━━━ DATA FOR THIS EXERCISE

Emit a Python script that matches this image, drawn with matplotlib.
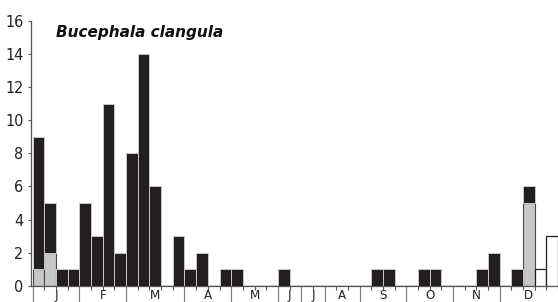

━━━━━━
━━━ DATA FOR THIS EXERCISE

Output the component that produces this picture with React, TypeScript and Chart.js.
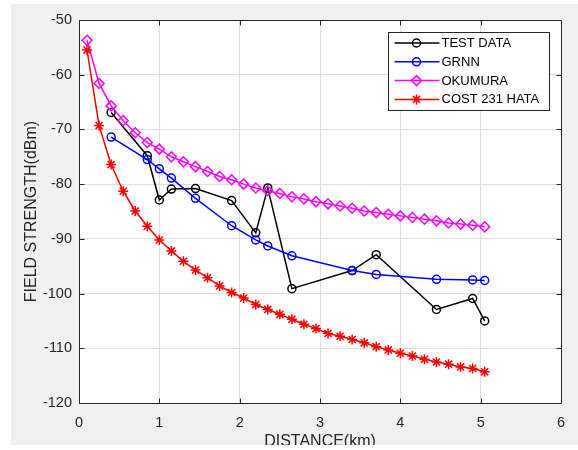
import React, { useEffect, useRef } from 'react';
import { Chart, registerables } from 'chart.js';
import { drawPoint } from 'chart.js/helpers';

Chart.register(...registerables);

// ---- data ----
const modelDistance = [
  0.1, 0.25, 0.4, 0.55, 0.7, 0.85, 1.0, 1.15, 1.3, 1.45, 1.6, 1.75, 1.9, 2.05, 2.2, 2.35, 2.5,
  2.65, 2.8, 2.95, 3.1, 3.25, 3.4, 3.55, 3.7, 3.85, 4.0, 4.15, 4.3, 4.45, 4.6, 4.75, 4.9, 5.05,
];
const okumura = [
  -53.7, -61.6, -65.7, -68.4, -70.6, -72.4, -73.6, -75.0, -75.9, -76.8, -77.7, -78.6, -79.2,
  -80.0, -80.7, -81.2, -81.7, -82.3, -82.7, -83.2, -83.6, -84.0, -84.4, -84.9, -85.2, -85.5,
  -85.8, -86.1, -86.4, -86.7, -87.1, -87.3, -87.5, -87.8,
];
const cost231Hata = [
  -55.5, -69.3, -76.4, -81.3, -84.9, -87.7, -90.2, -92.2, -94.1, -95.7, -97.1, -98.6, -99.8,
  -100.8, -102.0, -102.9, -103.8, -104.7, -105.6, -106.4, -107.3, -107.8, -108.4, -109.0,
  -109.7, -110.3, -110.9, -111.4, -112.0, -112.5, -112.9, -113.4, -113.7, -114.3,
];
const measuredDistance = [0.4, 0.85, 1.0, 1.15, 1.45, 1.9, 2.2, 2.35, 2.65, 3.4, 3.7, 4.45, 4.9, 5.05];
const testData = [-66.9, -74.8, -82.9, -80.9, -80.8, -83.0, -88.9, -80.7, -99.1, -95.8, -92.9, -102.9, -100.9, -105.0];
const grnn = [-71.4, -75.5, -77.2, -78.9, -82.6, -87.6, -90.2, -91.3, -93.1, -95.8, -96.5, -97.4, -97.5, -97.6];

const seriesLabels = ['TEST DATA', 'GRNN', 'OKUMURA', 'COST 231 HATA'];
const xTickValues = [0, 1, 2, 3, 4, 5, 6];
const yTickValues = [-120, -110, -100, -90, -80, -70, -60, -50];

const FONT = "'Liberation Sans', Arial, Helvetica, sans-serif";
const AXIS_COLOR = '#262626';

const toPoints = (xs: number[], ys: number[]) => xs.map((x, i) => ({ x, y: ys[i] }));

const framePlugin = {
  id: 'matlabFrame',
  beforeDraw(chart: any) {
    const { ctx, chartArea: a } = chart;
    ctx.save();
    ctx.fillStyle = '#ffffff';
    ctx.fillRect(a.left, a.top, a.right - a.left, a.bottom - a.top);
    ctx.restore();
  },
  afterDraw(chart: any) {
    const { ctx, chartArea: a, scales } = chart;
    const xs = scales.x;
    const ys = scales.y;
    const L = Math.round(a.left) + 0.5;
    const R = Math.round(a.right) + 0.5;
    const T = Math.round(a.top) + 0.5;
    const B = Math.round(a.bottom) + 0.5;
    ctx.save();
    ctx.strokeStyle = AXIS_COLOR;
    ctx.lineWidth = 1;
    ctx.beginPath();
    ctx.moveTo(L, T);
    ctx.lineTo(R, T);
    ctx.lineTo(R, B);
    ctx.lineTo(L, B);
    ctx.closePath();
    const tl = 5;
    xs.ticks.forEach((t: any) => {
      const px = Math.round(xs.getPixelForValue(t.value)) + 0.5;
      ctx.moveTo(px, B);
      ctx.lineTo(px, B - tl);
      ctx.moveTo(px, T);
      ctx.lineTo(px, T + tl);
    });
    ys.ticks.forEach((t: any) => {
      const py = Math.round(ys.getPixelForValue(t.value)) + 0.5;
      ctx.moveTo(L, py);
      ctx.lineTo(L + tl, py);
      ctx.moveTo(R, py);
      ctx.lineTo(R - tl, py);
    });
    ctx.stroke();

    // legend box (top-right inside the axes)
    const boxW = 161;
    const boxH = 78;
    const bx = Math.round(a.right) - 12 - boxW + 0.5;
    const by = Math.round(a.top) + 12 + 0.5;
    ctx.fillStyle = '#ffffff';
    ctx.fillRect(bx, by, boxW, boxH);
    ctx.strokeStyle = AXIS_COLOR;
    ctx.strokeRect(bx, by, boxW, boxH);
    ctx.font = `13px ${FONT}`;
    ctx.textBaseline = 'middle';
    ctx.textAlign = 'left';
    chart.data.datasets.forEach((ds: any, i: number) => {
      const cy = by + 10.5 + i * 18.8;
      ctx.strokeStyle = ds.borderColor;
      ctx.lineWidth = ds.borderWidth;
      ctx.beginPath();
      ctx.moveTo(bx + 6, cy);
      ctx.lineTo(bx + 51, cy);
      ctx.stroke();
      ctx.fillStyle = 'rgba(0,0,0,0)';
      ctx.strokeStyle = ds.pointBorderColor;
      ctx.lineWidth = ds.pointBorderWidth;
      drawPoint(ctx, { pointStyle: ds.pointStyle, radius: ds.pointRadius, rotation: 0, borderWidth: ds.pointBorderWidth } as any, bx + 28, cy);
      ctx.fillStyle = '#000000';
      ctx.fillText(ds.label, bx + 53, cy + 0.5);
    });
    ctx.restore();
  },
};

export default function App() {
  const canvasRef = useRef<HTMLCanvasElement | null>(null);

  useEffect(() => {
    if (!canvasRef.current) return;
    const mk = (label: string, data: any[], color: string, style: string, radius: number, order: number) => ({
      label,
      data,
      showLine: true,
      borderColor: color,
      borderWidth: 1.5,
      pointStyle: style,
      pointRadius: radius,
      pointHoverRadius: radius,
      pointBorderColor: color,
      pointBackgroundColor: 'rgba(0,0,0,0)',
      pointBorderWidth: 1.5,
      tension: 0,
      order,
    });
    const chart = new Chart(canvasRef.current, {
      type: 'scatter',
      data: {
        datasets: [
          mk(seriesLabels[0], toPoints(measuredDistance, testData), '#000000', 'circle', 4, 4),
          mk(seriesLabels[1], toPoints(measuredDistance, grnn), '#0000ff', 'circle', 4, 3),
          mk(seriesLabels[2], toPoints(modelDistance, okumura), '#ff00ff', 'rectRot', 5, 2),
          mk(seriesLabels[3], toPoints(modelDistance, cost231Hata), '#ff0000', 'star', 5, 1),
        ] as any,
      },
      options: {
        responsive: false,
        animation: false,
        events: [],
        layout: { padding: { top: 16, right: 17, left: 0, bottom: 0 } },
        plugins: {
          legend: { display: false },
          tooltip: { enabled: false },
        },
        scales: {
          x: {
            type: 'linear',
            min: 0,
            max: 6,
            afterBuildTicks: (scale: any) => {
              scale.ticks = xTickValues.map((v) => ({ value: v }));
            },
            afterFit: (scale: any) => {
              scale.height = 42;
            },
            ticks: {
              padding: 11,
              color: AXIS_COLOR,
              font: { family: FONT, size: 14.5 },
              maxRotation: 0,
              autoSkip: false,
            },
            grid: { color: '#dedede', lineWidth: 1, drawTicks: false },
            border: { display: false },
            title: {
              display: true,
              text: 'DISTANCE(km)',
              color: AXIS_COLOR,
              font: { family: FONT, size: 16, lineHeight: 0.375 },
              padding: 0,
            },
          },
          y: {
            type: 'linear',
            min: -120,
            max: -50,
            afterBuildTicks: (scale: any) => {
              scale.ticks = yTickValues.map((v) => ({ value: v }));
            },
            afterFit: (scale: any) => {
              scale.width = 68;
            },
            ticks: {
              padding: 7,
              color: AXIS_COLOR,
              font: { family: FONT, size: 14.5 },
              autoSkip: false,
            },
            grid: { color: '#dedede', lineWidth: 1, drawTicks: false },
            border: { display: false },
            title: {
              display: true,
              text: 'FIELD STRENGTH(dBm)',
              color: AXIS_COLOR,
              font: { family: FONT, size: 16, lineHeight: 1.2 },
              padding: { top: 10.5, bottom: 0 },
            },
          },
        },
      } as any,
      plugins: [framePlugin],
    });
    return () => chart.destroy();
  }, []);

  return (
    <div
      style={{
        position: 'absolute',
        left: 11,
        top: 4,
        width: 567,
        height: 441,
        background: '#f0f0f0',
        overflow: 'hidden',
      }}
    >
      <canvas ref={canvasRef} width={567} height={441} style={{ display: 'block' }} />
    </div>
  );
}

━━━━━━
━━━ DATA FOR THIS EXERCISE

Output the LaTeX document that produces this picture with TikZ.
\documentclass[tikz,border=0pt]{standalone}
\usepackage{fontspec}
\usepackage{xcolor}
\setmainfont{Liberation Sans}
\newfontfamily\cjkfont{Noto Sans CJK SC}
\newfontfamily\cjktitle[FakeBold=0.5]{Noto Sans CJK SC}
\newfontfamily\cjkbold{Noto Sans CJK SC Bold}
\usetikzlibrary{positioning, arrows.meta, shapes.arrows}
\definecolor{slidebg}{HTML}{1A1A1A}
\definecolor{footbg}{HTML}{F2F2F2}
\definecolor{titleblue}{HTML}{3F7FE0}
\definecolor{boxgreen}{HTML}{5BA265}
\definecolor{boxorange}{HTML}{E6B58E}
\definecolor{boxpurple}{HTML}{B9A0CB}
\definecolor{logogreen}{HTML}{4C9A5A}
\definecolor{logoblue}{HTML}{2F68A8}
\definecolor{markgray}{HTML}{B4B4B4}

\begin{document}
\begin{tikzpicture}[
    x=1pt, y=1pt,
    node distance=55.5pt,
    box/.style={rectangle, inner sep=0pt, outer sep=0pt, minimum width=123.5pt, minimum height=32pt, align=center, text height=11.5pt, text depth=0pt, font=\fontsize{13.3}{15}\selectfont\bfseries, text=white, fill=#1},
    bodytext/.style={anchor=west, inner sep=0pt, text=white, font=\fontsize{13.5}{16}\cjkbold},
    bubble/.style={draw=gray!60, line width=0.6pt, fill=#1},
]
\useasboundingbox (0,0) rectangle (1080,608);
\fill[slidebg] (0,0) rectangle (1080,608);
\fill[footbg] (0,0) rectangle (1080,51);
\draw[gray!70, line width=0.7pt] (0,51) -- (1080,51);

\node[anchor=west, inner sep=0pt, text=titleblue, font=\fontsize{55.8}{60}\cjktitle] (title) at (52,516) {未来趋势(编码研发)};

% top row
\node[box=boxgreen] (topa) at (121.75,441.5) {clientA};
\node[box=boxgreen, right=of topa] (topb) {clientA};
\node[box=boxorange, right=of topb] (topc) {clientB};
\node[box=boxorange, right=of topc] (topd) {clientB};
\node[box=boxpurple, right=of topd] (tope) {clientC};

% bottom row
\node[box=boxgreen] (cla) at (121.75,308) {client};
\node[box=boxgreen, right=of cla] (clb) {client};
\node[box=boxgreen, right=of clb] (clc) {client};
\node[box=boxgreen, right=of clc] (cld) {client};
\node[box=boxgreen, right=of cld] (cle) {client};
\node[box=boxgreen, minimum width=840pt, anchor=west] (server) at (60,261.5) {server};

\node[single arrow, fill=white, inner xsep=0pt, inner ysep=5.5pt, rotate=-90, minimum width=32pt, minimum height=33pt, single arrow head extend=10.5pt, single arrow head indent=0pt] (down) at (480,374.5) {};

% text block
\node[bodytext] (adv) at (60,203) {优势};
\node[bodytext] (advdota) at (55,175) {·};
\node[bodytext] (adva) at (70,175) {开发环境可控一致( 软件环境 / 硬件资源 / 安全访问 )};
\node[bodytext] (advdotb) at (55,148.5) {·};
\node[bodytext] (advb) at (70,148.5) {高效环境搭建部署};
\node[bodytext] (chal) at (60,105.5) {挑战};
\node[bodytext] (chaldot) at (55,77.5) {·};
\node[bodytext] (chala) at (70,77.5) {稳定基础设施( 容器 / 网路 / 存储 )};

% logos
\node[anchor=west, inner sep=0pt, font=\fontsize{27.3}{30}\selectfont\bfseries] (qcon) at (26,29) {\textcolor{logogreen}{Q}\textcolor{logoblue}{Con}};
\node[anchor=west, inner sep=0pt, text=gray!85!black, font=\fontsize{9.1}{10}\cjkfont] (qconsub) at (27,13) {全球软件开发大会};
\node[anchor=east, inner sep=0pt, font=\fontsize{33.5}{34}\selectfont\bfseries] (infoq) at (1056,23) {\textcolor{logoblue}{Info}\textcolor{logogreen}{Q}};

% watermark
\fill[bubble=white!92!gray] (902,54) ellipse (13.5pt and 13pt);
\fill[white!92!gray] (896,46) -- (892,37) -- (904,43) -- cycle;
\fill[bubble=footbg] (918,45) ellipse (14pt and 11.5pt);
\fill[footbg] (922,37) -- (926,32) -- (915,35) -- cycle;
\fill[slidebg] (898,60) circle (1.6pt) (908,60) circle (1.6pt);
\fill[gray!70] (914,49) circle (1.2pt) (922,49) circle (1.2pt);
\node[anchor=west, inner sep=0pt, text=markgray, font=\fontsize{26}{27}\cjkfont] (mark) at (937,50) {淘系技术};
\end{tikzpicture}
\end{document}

━━━━━━

WHAT TO WORK ON: From the records above, transcribe exactly the lines starting at the one containing "Output the component" and ending at the one containing "Chart.register(...registerables);". Skip the pictures.

RESPONSE TO THIS EXERCISE:
Output the component that produces this picture with React, TypeScript and Chart.js.
import React, { useEffect, useRef } from 'react';
import { Chart, registerables } from 'chart.js';
import { drawPoint } from 'chart.js/helpers';

Chart.register(...registerables);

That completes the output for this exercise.